William C. Thompson, a former Brooklyn legislator and judge who was in the vanguard of the black Democrats who staked their claim to elective office beginning in the mid-1960s, died on Dec. 24 at his home in Brooklyn Heights. He was 94.
The cause was complications of colon cancer, his son, William C. Thompson Jr., the former New York City comptroller, said.
In 1964, Mr. Thompson became the first black state senator elected from Brooklyn, a borough where, as recently as 1960, the fanciest restaurant, Gage & Tollner, did not seat black people.
He was on the City Council from 1969 to 1973; elected to the State Supreme Court in 1974; and named assistant administrative judge of the Supreme Court in Brooklyn and Staten Island in 1978. In 1980, he was the first black associate justice appointed to the Appellate Division of the Second Judicial Department in Brooklyn.
He retired from the bench in 2001 and returned to his law practice.
Mr. Thompson was a founder, with Robert F. Kennedy, of the Bedford-Stuyvesant Restoration Corporation, of which he was also director, and New York City regional director of the N.A.A.C.P.
In 1965, he was one of about 30 black politicians who served notice on New York Democratic leaders that they expected a greater voice in the party organization. Why, one of the black politicians asked, do they have to wait for a particular district to have a majority black population before the party fields a black candidate?
In 1970, when black residents accounted for about one-fourth of Brooklyn’s population, Mr. Thompson became a leader of his party in the borough when he was elected chairman of the Kings County Democratic Committee.
Known as Willie, Mr. Thompson was a gregarious glad-hander who, while he could be uncommonly blunt, ingratiated himself by expressing his unbridled opinions in several languages. (He spoke Yiddish, and he mastered Neapolitan dialect while serving in the Army with the 92nd Infantry Division in Italy during World War II.)
He also spoke regularly to his son, who relied on his father’s political advice.
“We talk all the time,” the elder Mr. Thompson told The New York Times in 2009, when William Jr. was the Democratic nominee for mayor of New York. “Sometimes three times a day. Oh, sure. Why waste the knowledge?”
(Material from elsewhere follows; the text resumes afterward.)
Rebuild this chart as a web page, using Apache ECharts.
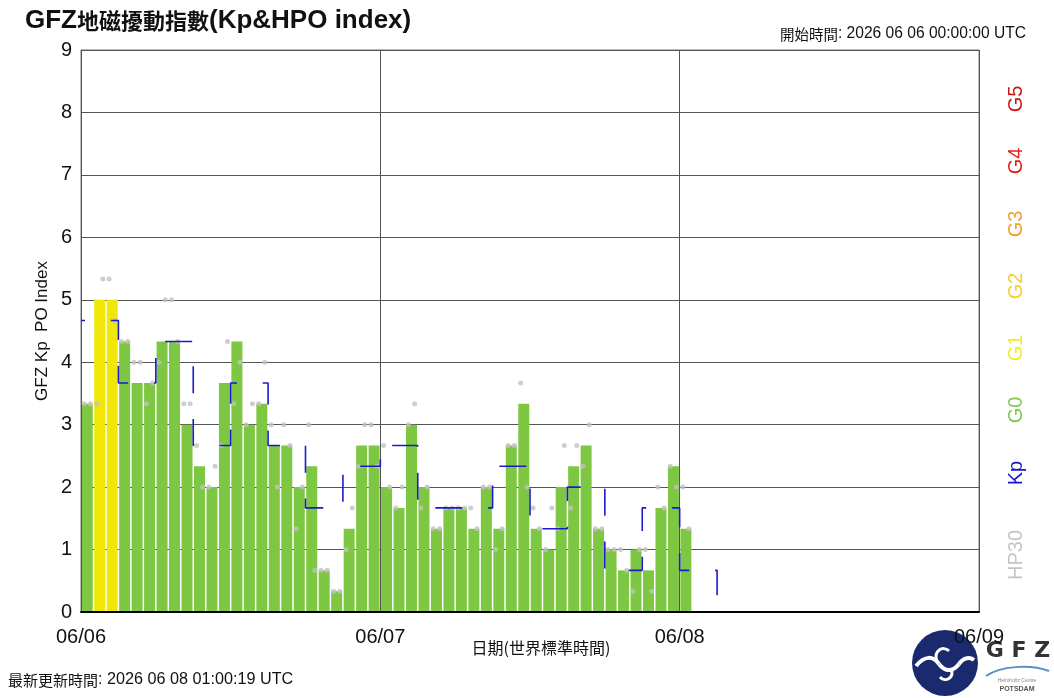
<!DOCTYPE html>
<html>
<head>
<meta charset="utf-8">
<script src="https://cdn.jsdelivr.net/npm/echarts@6/dist/echarts.min.js"></script>
<style>
html,body{margin:0;padding:0;background:#fff;}
#c{width:1054px;height:698px;}
</style>
</head>
<body>
<div id="c"></div>
<script>
// ---- data (hours counted from 2026-06-06 00:00 UTC) ----
const dayLabels = ['06/06', '06/07', '06/08', '06/09'];
// HP60 (hourly) – bars
const hp60 = [3.333, 5, 5, 4.333, 3.667, 3.667, 4.333, 4.333, 3, 2.333,
  2, 3.667, 4.333, 3, 3.333, 2.667, 2.667, 2, 2.333, 0.667,
  0.333, 1.333, 2.667, 2.667, 2, 1.667, 3, 2, 1.333, 1.667,
  1.667, 1.333, 2, 1.333, 2.667, 3.333, 1.333, 1, 2, 2.333,
  2.667, 1.333, 1, 0.667, 1, 0.667, 1.667, 2.333, 1.333];
// HP30 (half-hourly) – grey dots
const hp30 = [3.333, 3.333, 3.333, 5.333, 5.333, 4.667, 4.333, 4.333, 4, 4,
  3.333, 3.667, 4, 5, 5, 4.333, 3.333, 3.333, 2.667, 2,
  2, 2.333, 2.667, 4.333, 3.333, 4, 3, 3.333, 3.333, 4,
  3, 2, 3, 2.667, 1.333, 2, 3, 0.667, 0.667, 0.667,
  0.333, 0.333, 1, 1.667, 2.333, 3, 3, 2.333, 2.667, 2,
  1.667, 2, 3, 3.333, 1.667, 2, 1.333, 1.333, 1.667, 1.667,
  1.667, 1.667, 1.667, 1.333, 2, 2, 1, 1.333, 2.667, 2.667,
  3.667, 2, 1.667, 1.333, 1, 1.667, 1.333, 2.667, 1.667, 2.667,
  2.333, 3, 1.333, 1.333, 1, 1, 1, 0.667, 0.333, 1,
  1, 0.333, 2, 1.667, 2.333, 2, 2, 1.333];
// Kp (3-hourly) – blue step line
const kp = [4.667, 3.667, 4.333, 2.667, 3.667, 2.667, 1.667, 2.333,
  2.667, 1.667, 1.667, 2.333, 1.333, 2, 0.667, 1.667,
  0.667, 0];
const sideLabels = ['G5', 'G4', 'G3', 'G2', 'G1', 'G0', 'Kp', 'HP30'];
const sideColors = ['#d01414', '#e81c1c', '#f0a030', '#f5cf2c', '#eeee22', '#80c850', '#1414d0', '#c4c4c4'];
const sideCenters = [99, 161, 224, 286, 348, 410, 473, 555];

function gColor(v) {
  if (v >= 9) return '#a00000';
  if (v >= 8) return '#e01010';
  if (v >= 7) return '#f08020';
  if (v >= 6) return '#f5c518';
  if (v >= 5) return '#f0e60a';
  return '#7ec742';
}

const barData = hp60.map((v, i) => ({ value: [i + 0.5, v], itemStyle: { color: gColor(v) } }));
const dotData = hp30.map((v, i) => [i * 0.5 + 0.25, v]);
const kpData = kp.map((v, i) => [i * 3, v]);

const chart = echarts.init(document.getElementById('c'), null, { renderer: 'canvas' });

function curve(x1, y1, c1x, c1y, c2x, c2y, x2, y2, w, color) {
  return { type: 'bezierCurve',
    shape: { x1: x1, y1: y1, cpx1: c1x, cpy1: c1y, cpx2: c2x, cpy2: c2y, x2: x2, y2: y2 },
    style: { stroke: color, lineWidth: w, fill: null } };
}

const graphics = [
  {
    type: 'text', x: 25, y: 21,
    style: {
      text: '{l|GFZ}{c|地磁擾動指數}{l|(Kp&HPO index)}',
      verticalAlign: 'middle', align: 'left',
      rich: {
        l: { fontFamily: 'Liberation Sans', fontWeight: 'bold', fontSize: 26, fill: '#111' },
        c: { fontFamily: 'Noto Sans CJK TC', fontWeight: 'bold', fontSize: 22, fill: '#111' }
      }
    }
  },
  {
    type: 'text', x: 1026, y: 34,
    style: {
      text: '{c|開始時間}{l|: 2026 06 06 00:00:00 UTC}',
      align: 'right', verticalAlign: 'middle',
      rich: {
        l: { fontFamily: 'Liberation Sans', fontSize: 15.6, fill: '#111' },
        c: { fontFamily: 'Noto Sans CJK TC', fontSize: 14.5, fill: '#111' }
      }
    }
  },
  {
    type: 'text', x: 8, y: 680,
    style: {
      text: '{c|最新更新時間}{l|: 2026 06 08 01:00:19 UTC}',
      align: 'left', verticalAlign: 'middle',
      rich: {
        l: { fontFamily: 'Liberation Sans', fontSize: 16.2, fill: '#111' },
        c: { fontFamily: 'Noto Sans CJK TC', fontSize: 15, fill: '#111' }
      }
    }
  },
  {
    type: 'text', x: 541, y: 648,
    style: {
      text: '日期(世界標準時間)', align: 'center', verticalAlign: 'middle',
      font: '16px "Noto Sans CJK TC"', fill: '#111'
    }
  },
  // GFZ logo
  {
    type: 'group', x: 945, y: 663,
    children: [
      { type: 'circle', shape: { cx: 0, cy: 0, r: 33 }, style: { fill: '#1b2a6e' } },
      curve(-29, 3, -20, -8, -12, -7, -6, 1, 4, '#fff'),
      curve(-6, 1, 0, 9, 8, 9, 14, 1, 4, '#fff'),
      curve(14, 1, 19, -6, 25, -6, 29, -3, 4, '#fff'),
      curve(-8, -2, -12, -12, -2, -18, 4, -12, 3, '#fff'),
      curve(6, 5, 10, 15, 0, 20, -5, 14, 3, '#fff')
    ]
  },
  {
    type: 'text', x: 1018, y: 651,
    style: { text: 'G F Z', align: 'center', verticalAlign: 'middle', font: 'bold 22px "DejaVu Sans"', fill: '#333' }
  },
  curve(986, 676, 1000, 666, 1030, 664, 1049, 671, 2, '#5a8fc8'),
  {
    type: 'text', x: 1017, y: 681,
    style: { text: 'Helmholtz Centre', align: 'center', verticalAlign: 'middle', font: '5px "Liberation Sans"', fill: '#888' }
  },
  {
    type: 'text', x: 1017, y: 689,
    style: { text: 'POTSDAM', align: 'center', verticalAlign: 'middle', font: 'bold 7px "Liberation Sans"', fill: '#555' }
  }
];

sideLabels.forEach((t, i) => {
  graphics.push({
    type: 'text', x: 1016, y: sideCenters[i], rotation: Math.PI / 2,
    style: { text: t, align: 'center', verticalAlign: 'middle', font: '20px "Liberation Sans"', fill: sideColors[i] }
  });
});

const option = {
  animation: false,
  backgroundColor: '#fff',
  grid: { left: 81, right: 75, top: 50, bottom: 86, show: true, borderColor: '#777', borderWidth: 1 },
  xAxis: {
    type: 'value', min: 0, max: 72, interval: 24, z: 3,
    axisLine: { show: true, onZero: false, lineStyle: { color: '#000', width: 2 } },
    axisTick: { show: false },
    splitLine: { show: true, lineStyle: { color: '#555', width: 1 } },
    axisLabel: {
      formatter: v => dayLabels[Math.round(v / 24)],
      fontFamily: 'Liberation Sans', fontSize: 20, color: '#111', margin: 15
    }
  },
  yAxis: {
    type: 'value', min: 0, max: 9, interval: 1,
    name: 'GFZ Kp  PO Index', nameLocation: 'middle', nameGap: 30, nameMoveOverlap: false,
    nameTextStyle: { fontFamily: 'Liberation Sans', fontSize: 17, color: '#111' },
    axisLine: { show: true, lineStyle: { color: '#777', width: 1 } },
    axisTick: { show: false },
    splitLine: { show: true, lineStyle: { color: '#555', width: 1 } },
    axisLabel: { fontFamily: 'Liberation Sans', fontSize: 20, color: '#111', margin: 9 }
  },
  graphic: graphics,
  series: [
    { type: 'bar', data: barData, barWidth: 11, z: 2 },
    { type: 'scatter', data: dotData, symbol: 'circle', symbolSize: 5,
      itemStyle: { color: '#c2c2c2' }, z: 4 },
    { type: 'line', data: kpData, step: 'end', symbol: 'none', z: 5,
      lineStyle: { color: '#1a1ad0', width: 1.6, type: [27, 25.8], dashOffset: 23 } }
  ]
};
chart.setOption(option);
</script>
</body>
</html>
William Colridge Thompson was born on Oct. 26, 1924, in Manhattan. His father, William W. Thompson, sold furniture and was a city marshal. His mother, Louise (Greene) Thompson, was a domestic and cook.
After attending Franklin K. Lane High School on the Brooklyn-Queens border, Mr. Thompson received a degree in political science from Brooklyn College in 1948 and went on to graduate from Brooklyn Law School.
His marriage to Elaine Allen ended in divorce. In addition to their son, who is known as Bill, he is survived by their daughter, Gail Thompson, and three grandchildren.
Mr. Thompson was married twice more, to Sybil Hart Kooper an Appellate Division justice in New York, and Barbara Jamet, both of whom have died. Bill Thompson, a former president of the city Board of Education, was defeated by Mayor Michael R. Bloomberg in the 2009 mayoral contest and is now chairman of the board of trustees of the City University of New York.
As a state legislator, the elder Mr. Thompson played an outsize role for a freshman. In 1965, he successfully co-sponsored a bill that voided a 19th-century provision barring the dissemination of birth control devices or information.
Four decades later, he nudged the Legislature as an outsider, recommending, as a member of a court-appointed panel, that New York City and State spend billions of dollars more on the city’s public schools.
In 1968, after a federal court ordered the Legislature to redraw Brooklyn’s congressional districts, ruling that they discriminated against black voters, he ran with the informal support of party leaders in the new 12th District.
He lost the Democratic nomination by fewer than 800 votes, out of about 13,000 cast, to Shirley Chisholm, who went on to be elected the nation’s first black congresswoman.
When Ms. Chisholm ran for the Democratic presidential nomination in 1972 (she was the first woman to do so), Mr. Thompson was the only one of the four Democratic district leaders in her congressional district whose national convention delegates were pledged to support her candidacy.
Ms. Chisholm won barely 5 percent of the delegates at the convention that year. Even after the election of Barack Obama to the White House in 2008, Mr. Thompson suggested that a majority of Americans still could not rise above a prevailing “quiet racism” to vote for a black candidate.
“Obama didn’t surprise me,” Mr. Thompson told The Times in 2009. “The American people did.”